Executive recommendations, ROI logic, and future direction
The strongest business ROI from construction ERP migration usually comes from better control over committed cost, faster and cleaner change order processing, reduced manual reconciliation, improved working capital discipline, and more reliable project forecasting. These outcomes depend less on software breadth than on governance quality. Executive teams should sponsor a phased roadmap that starts with core financial and project controls, then expands into workflow automation, analytics, and adjacent operational capabilities only after data and process discipline are stable.
Future trends point toward more AI-assisted implementation and operations, especially in document extraction, exception detection, forecast support, and test acceleration. However, construction organizations should adopt these capabilities selectively and with governance. AI can help identify procurement anomalies, classify change documentation, or surface project cost risks, but it should not replace accountable approval authority.

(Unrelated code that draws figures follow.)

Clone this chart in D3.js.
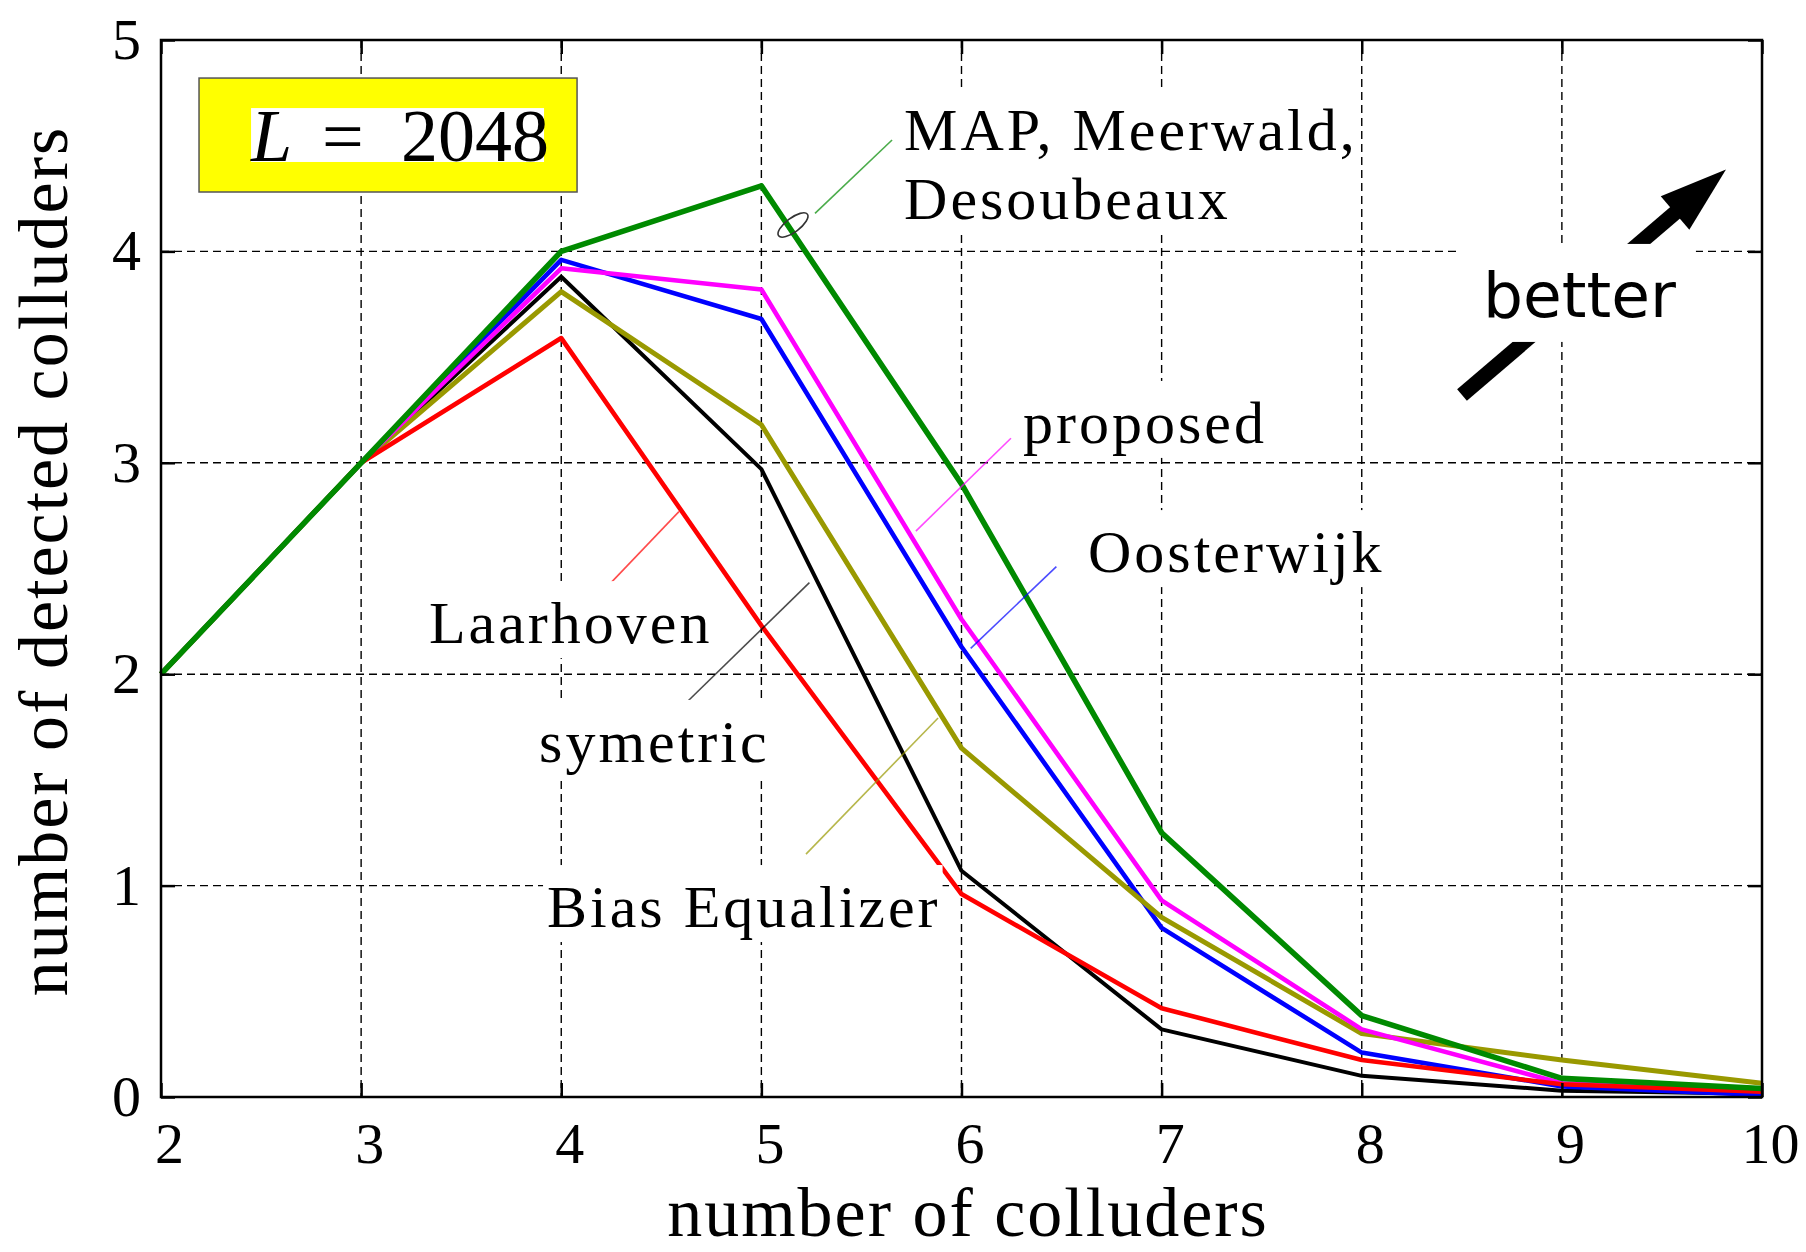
<!DOCTYPE html>
<head>
<meta charset="utf-8">
<script src="https://d3js.org/d3.v7.min.js"></script>
<style>
body{ margin:0; background:#fff; }
text{ font-family:"Liberation Serif", serif; fill:#000; }
.tick text{ font-size:58px; }
.axis path.domain{ display:none; }
.axis .tick line{ stroke:#000; stroke-width:2.5; }
.grid line{ stroke:#000; stroke-width:1.4; stroke-dasharray:8,5; }
.note{ font-size:60px; letter-spacing:3px; }
.axisTitle{ font-size:70px; letter-spacing:2px; }
.series{ fill:none; stroke-linejoin:round; }
.leader{ stroke-width:1.6; opacity:0.7; }
.better{ font-family:"DejaVu Sans", sans-serif; font-size:63px; }
</style>
<title>number of detected colluders, L = 2048</title>
</head>
<body>
<script>
const width = 1806;
const height = 1252;
const margin = {top:40, right:44, bottom:155, left:161};

// data
const colluders     = [2, 3, 4, 5, 6, 7, 8, 9, 10];
const symetric      = [2, 3, 3.88, 2.97, 1.07, 0.32, 0.10, 0.03, 0.015];
const oosterwijk    = [2, 3, 3.96, 3.68, 2.13, 0.80, 0.21, 0.05, 0.01];
const biasEqualizer = [2, 3, 3.81, 3.18, 1.65, 0.85, 0.30, 0.175, 0.065];
const proposed      = [2, 3, 3.92, 3.82, 2.26, 0.93, 0.32, 0.065, 0.035];
const laarhoven     = [2, 3, 3.59, 2.23, 0.96, 0.42, 0.175, 0.06, 0.025];
const mapMeerwald   = [2, 3, 4.00, 4.31, 2.90, 1.25, 0.385, 0.088, 0.04];

const xTicks = [2, 3, 4, 5, 6, 7, 8, 9, 10];
const yTicks = [0, 1, 2, 3, 4, 5];

const series = [
   {name:'symetric',      values:symetric,      colour:'#000000', w:4},
   {name:'Oosterwijk',    values:oosterwijk,    colour:'#0000ff', w:4.6},
   {name:'Bias Equalizer',values:biasEqualizer, colour:'#999900', w:5},
   {name:'proposed',      values:proposed,      colour:'#ff00ff', w:4.6},
   {name:'Laarhoven',     values:laarhoven,     colour:'#ff0000', w:4.6},
   {name:'MAP',           values:mapMeerwald,   colour:'#008a00', w:5.6}
];

// annotation layout (data units)
const notes = [
   {lines:['MAP, Meerwald,','Desoubeaux'], x:5.713, y:4.48,  colour:'#008a00', from:[5.268,4.180], to:[5.653,4.527]},
   {lines:['proposed'],       x:6.307, y:3.094, colour:'#ff00ff', from:[5.772,2.677], to:[6.247,3.116]},
   {lines:['Oosterwijk'],     x:6.632, y:2.483, colour:'#0000ff', from:[6.046,2.122], to:[6.474,2.509]},
   {lines:['Laarhoven'],      x:3.339, y:2.147, colour:'#ff0000', from:[4.249,2.433], to:[4.588,2.769]},
   {lines:['symetric'],       x:3.889, y:1.585, colour:'#000000', from:[4.623,1.864], to:[5.240,2.433]},
   {lines:['Bias Equalizer'], x:3.929, y:0.804, colour:'#999900', from:[5.223,1.149], to:[5.883,1.793]}
];

const svg = d3.select('body').append('svg')
   .attr('width', width)
   .attr('height', height);

const x = d3.scaleLinear()
   .domain([2, 10])
   .range([margin.left, width - margin.right]);

const y = d3.scaleLinear()
   .domain([0, 5])
   .range([height - margin.bottom, margin.top]);

// grid
const grid = svg.append('g').attr('class', 'grid');
grid.selectAll('line.v')
   .data(xTicks)
   .join('line')
   .attr('class', 'v')
   .attr('x1', d => x(d)).attr('x2', d => x(d))
   .attr('y1', y(5)).attr('y2', y(0));
grid.selectAll('line.h')
   .data(yTicks)
   .join('line')
   .attr('class', 'h')
   .attr('x1', x(2)).attr('x2', x(10))
   .attr('y1', d => y(d)).attr('y2', d => y(d));

// series
const line = d3.line()
   .x((d, i) => x(colluders[i]))
   .y(d => y(d));

svg.selectAll('path.series')
   .data(series)
   .join('path')
   .attr('class', 'series')
   .attr('d', d => line(d.values))
   .style('stroke', d => d.colour)
   .style('stroke-width', d => d.w);

// leader lines
svg.selectAll('line.leader')
   .data(notes)
   .join('line')
   .attr('class', 'leader')
   .attr('x1', d => x(d.from[0])).attr('y1', d => y(d.from[1]))
   .attr('x2', d => x(d.to[0])).attr('y2', d => y(d.to[1]))
   .style('stroke', d => d.colour);

// ellipse grouping the MAP / Meerwald / Desoubeaux curve
const ex = x(5.158), ey = y(4.125);
svg.append('ellipse')
   .attr('cx', ex).attr('cy', ey)
   .attr('rx', 18).attr('ry', 7)
   .attr('transform', `rotate(-37,${ex},${ey})`)
   .style('fill', 'none')
   .style('stroke', '#333')
   .style('stroke-width', 1.6);

// text labels with white backgrounds
notes.forEach(n => {
   const g = svg.append('g');
   const bg = g.append('rect').style('fill', '#fff');
   const t = g.append('text')
      .attr('class', 'note')
      .attr('x', x(n.x))
      .attr('y', y(n.y));
   n.lines.forEach((s, i) => {
      t.append('tspan')
         .attr('x', x(n.x))
         .attr('dy', i == 0 ? 0 : '1.15em')
         .text(s);
   });
   const bb = t.node().getBBox();
   const base = y(n.y);
   const last = base + (n.lines.length - 1) * 69;
   bg.attr('x', bb.x - 4)
     .attr('width', bb.width + 6)
     .attr('y', base - 62)
     .attr('height', last + 15 - (base - 62));
});

// "better" arrow
const tail = [x(8.501), y(3.321)];
const tip  = [x(9.820), y(4.388)];
const ang  = Math.atan2(tip[1] - tail[1], tip[0] - tail[0]);
const headLen = 67, headHalf = 22;
const hb = [tip[0] - headLen * Math.cos(ang), tip[1] - headLen * Math.sin(ang)];
svg.append('line')
   .attr('x1', tail[0]).attr('y1', tail[1])
   .attr('x2', hb[0] + 4 * Math.cos(ang)).attr('y2', hb[1] + 4 * Math.sin(ang))
   .style('stroke', '#000')
   .style('stroke-width', 15);
svg.append('polygon')
   .attr('points', [
      tip,
      [hb[0] + headHalf * Math.sin(ang), hb[1] - headHalf * Math.cos(ang)],
      [hb[0] - headHalf * Math.sin(ang), hb[1] + headHalf * Math.cos(ang)]
   ].map(p => p.join(',')).join(' '))
   .style('fill', '#000');

const betterX = x(8.606), betterY = y(3.69);
const betterBg = svg.append('rect').style('fill', '#fff');
const better = svg.append('text')
   .attr('class', 'better')
   .attr('x', betterX)
   .attr('y', betterY)
   .text('better');
const bbb = better.node().getBBox();
betterBg.attr('x', bbb.x - 25)
   .attr('width', bbb.width + 45)
   .attr('y', betterY - 73)
   .attr('height', 98);

// L = 2048 box
svg.append('rect')
   .attr('x', x(2.19)).attr('y', y(4.82))
   .attr('width', x(4.079) - x(2.19))
   .attr('height', y(4.281) - y(4.82))
   .style('fill', '#ffff00')
   .style('stroke', '#555')
   .style('stroke-width', 1.5);
svg.append('rect')
   .attr('x', x(2.45)).attr('y', y(4.678))
   .attr('width', x(3.914) - x(2.45))
   .attr('height', y(4.423) - y(4.678))
   .style('fill', '#fff');
const lt = svg.append('text')
   .attr('y', y(4.428))
   .style('font-size', '74px');
lt.append('tspan').attr('x', x(2.45)).style('font-style', 'italic').text('L');
lt.append('tspan').attr('x', x(2.805)).text('=');
lt.append('tspan').attr('x', x(3.199)).text('2048');

// axes
const xAxis = d3.axisBottom(x)
   .tickValues(xTicks)
   .tickSizeInner(-14)
   .tickSizeOuter(0)
   .tickPadding(25)
   .tickFormat(d3.format('d'));
svg.append('g')
   .attr('class', 'axis xAxis')
   .attr('transform', `translate(0,${y(0)})`)
   .call(xAxis)
   .selectAll('text')
   .attr('dx', 8);

svg.append('g')
   .attr('class', 'axis')
   .attr('transform', `translate(0,${y(5)})`)
   .call(d3.axisTop(x).tickValues(xTicks).tickSizeInner(-14).tickSizeOuter(0).tickFormat(''));

svg.append('g')
   .attr('class', 'axis yAxis')
   .attr('transform', `translate(${x(2)},0)`)
   .call(d3.axisLeft(y).tickValues(yTicks).tickSizeInner(-14).tickSizeOuter(0).tickPadding(20).tickFormat(d3.format('d')));

svg.append('g')
   .attr('class', 'axis')
   .attr('transform', `translate(${x(10)},0)`)
   .call(d3.axisRight(y).tickValues(yTicks).tickSizeInner(-14).tickSizeOuter(0).tickFormat(''));

svg.append('rect')
   .attr('x', x(2)).attr('y', y(5))
   .attr('width', x(10) - x(2))
   .attr('height', y(0) - y(5))
   .style('fill', 'none')
   .style('stroke', '#000')
   .style('stroke-width', 2.5);

// axis titles
svg.append('text')
   .attr('class', 'axisTitle')
   .attr('x', 968)
   .attr('y', 1236)
   .style('text-anchor', 'middle')
   .text('number of colluders');

svg.append('text')
   .attr('class', 'axisTitle')
   .attr('transform', 'translate(67,561) rotate(-90)')
   .style('text-anchor', 'middle')
   .text('number of detected colluders');
</script>
</body>
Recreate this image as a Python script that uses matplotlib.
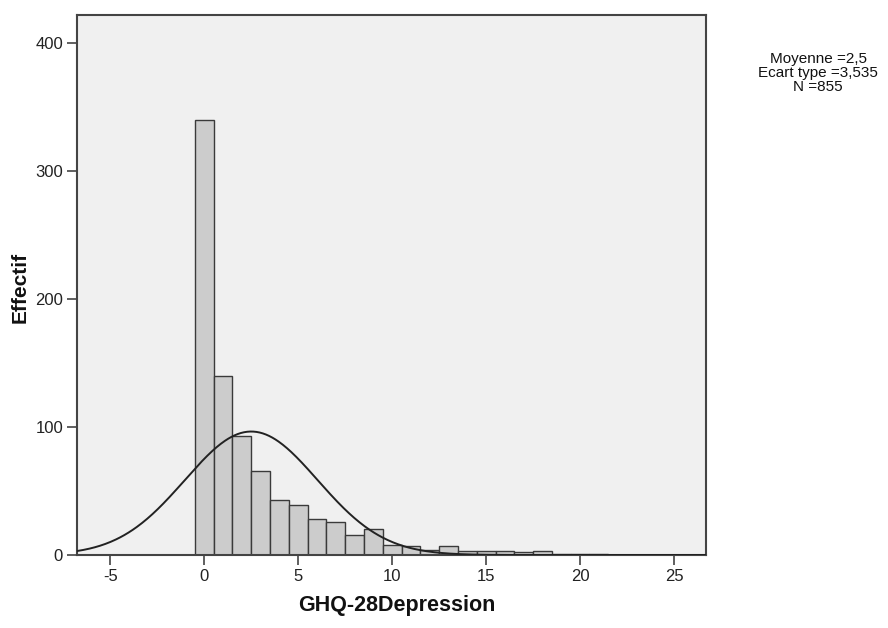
import numpy as np
import matplotlib
matplotlib.use("Agg")
import matplotlib.pyplot as plt

# Data
bin_centers = list(range(0, 22))
counts = [340, 140, 93, 66, 43, 39, 28, 26, 16, 20, 8, 7, 4, 7, 3, 3, 3, 2, 3, 1, 1, 1]
mean_val = 2.5
sd_val = 3.535
n_val = 855
x_ticks = [-5, 0, 5, 10, 15, 20, 25]
y_ticks = [0, 100, 200, 300, 400]
stats_lines = ["Moyenne =2,5", "Ecart type =3,535", "N =855"]

plt.rcParams['font.family'] = ['Liberation Sans', 'DejaVu Sans']

fig = plt.figure(figsize=(8.88, 6.28), dpi=100)
fig.patch.set_facecolor('white')
ax = fig.add_axes([77/888, 1-555/628, (706-77)/888, (555-15)/628])
ax.set_facecolor('#F0F0F0')

ax.bar(bin_centers, counts, width=1.0, align='center', color='#CCCCCC',
       edgecolor='#3a3a3a', linewidth=1.0, zorder=2)

xmin, xmax = -6.77, 26.7
xs = np.linspace(xmin, xmax, 600)
pdf = n_val * 1.0 / (sd_val * np.sqrt(2*np.pi)) * np.exp(-0.5*((xs-mean_val)/sd_val)**2)
ax.plot(xs, pdf, color='#222222', linewidth=1.4, zorder=3)

ax.set_xlim(xmin, xmax)
ax.set_ylim(0, 422)
ax.set_xticks(x_ticks)
ax.set_yticks(y_ticks)
ax.set_xticklabels([str(v) for v in x_ticks])
ax.set_yticklabels([str(v) for v in y_ticks])
ax.tick_params(axis='both', direction='out', length=7, width=1.2, color='#444444',
               labelsize=12, labelcolor='#222222', pad=3)
ax.tick_params(top=False, right=False)
for sp in ax.spines.values():
    sp.set_color('#444444')
    sp.set_linewidth(1.5)

fig.text(20/888, 1-287/628, "Effectif", rotation=90, ha='center', va='center',
         fontsize=15, fontweight='bold', color='#111111')
fig.text(397/888, 1-605/628, "GHQ-28Depression", ha='center', va='center',
         fontsize=15.5, fontweight='bold', color='#111111')

baselines = [63, 77, 91]
for line, yb in zip(stats_lines, baselines):
    fig.text(818/888, 1-yb/628, line, ha='center', va='baseline',
             fontsize=11, color='#111111')

fig.savefig("out.png", dpi=100, facecolor='white')
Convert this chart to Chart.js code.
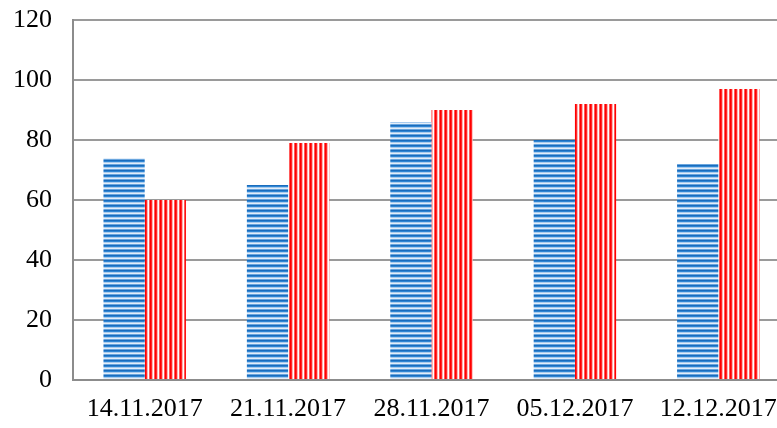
<!DOCTYPE html>
<html>
<head>
<meta charset="utf-8">
<script src="https://cdn.jsdelivr.net/npm/chart.js@4/dist/chart.umd.min.js"></script>
<style>
  html, body { margin: 0; padding: 0; background: #ffffff; overflow: hidden; }
  #wrap { position: relative; width: 790px; height: 428px; }
</style>
</head>
<body>
<div id="wrap"><canvas id="c"></canvas></div>
<script>
const categories = ["14.11.2017", "21.11.2017", "28.11.2017", "05.12.2017", "12.12.2017"];
const seriesBlue = [74, 65, 86, 80, 72];
const seriesRed = [60, 79, 90, 92, 97];
const yTicks = [0, 20, 40, 60, 80, 100, 120];

function makePattern(colors, horizontal) {
  const n = colors.length;
  const cv = document.createElement('canvas');
  cv.width = horizontal ? 1 : n;
  cv.height = horizontal ? n : 1;
  const ctx = cv.getContext('2d');
  colors.forEach((c, i) => {
    ctx.fillStyle = c;
    if (horizontal) ctx.fillRect(0, i, 1, 1); else ctx.fillRect(i, 0, 1, 1);
  });
  return document.createElement('canvas').getContext('2d').createPattern(cv, 'repeat');
}

const bluePattern = makePattern(['#1a6cbd', '#2f86d3', '#a8cbee', '#e3eefa', '#6aa6de'], true);
const redPattern = makePattern(['#ff0000', '#ff2a2a', '#ffb3b3', '#ffffff', '#ff5a5a'], false);

const fontFamily = '"Liberation Serif", "Times New Roman", serif';

new Chart(document.getElementById('c'), {
  type: 'bar',
  data: {
    labels: categories,
    datasets: [
      { data: seriesBlue, backgroundColor: bluePattern, borderWidth: 0, barPercentage: 1.0, categoryPercentage: 0.575 },
      { data: seriesRed, backgroundColor: redPattern, borderWidth: 0, barPercentage: 1.0, categoryPercentage: 0.575 }
    ]
  },
  options: {
    responsive: true,
    maintainAspectRatio: false,
    animation: false,
    devicePixelRatio: 1,
    layout: { padding: { top: 20, right: 0, left: 0, bottom: 0 } },
    plugins: { legend: { display: false }, tooltip: { enabled: false } },
    scales: {
      x: {
        grid: { display: false, drawTicks: false },
        border: { display: true, color: '#8c8c8c', width: 2 },
        ticks: { color: '#000000', font: { family: fontFamily, size: 26 }, padding: 14, maxRotation: 0, autoSkip: false },
        afterFit: (s) => { s.height = 48; s.paddingLeft = 0; s.paddingRight = 0; }
      },
      y: {
        min: 0, max: 120,
        afterBuildTicks: (s) => { s.ticks = yTicks.map(v => ({ value: v })); },
        grid: { color: '#9a9a9a', lineWidth: 2, drawTicks: false },
        border: { display: true, color: '#8c8c8c', width: 2 },
        ticks: { color: '#000000', font: { family: fontFamily, size: 26 }, padding: 21 },
        afterFit: (s) => { s.width = 73; s.paddingTop = 0; s.paddingBottom = 0; }
      }
    }
  }
});
</script>
</body>
</html>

Over time, the most resilient ERP programs will combine ERP modernization, enterprise integration, governed analytics, and managed cloud operations into a single operating model that supports both control and adaptability.
Executive Conclusion
Construction ERP migration governance succeeds when executives treat job costing, procurement, and change order control as enterprise control systems rather than isolated application features. Odoo can support this model effectively when implementation teams begin with discovery, process ownership, and architecture discipline; use configuration before customization; govern OCA module adoption; design API-first integrations; enforce master data stewardship; and run testing, training, and hypercare as business readiness programs. For multi-company and operationally complex construction groups, the real differentiator is not the software alone but the governance model around it. Organizations that align executive sponsorship, process design, cloud operations, and continuous improvement are better positioned to protect margin, improve reporting confidence, and scale without recreating legacy fragmentation.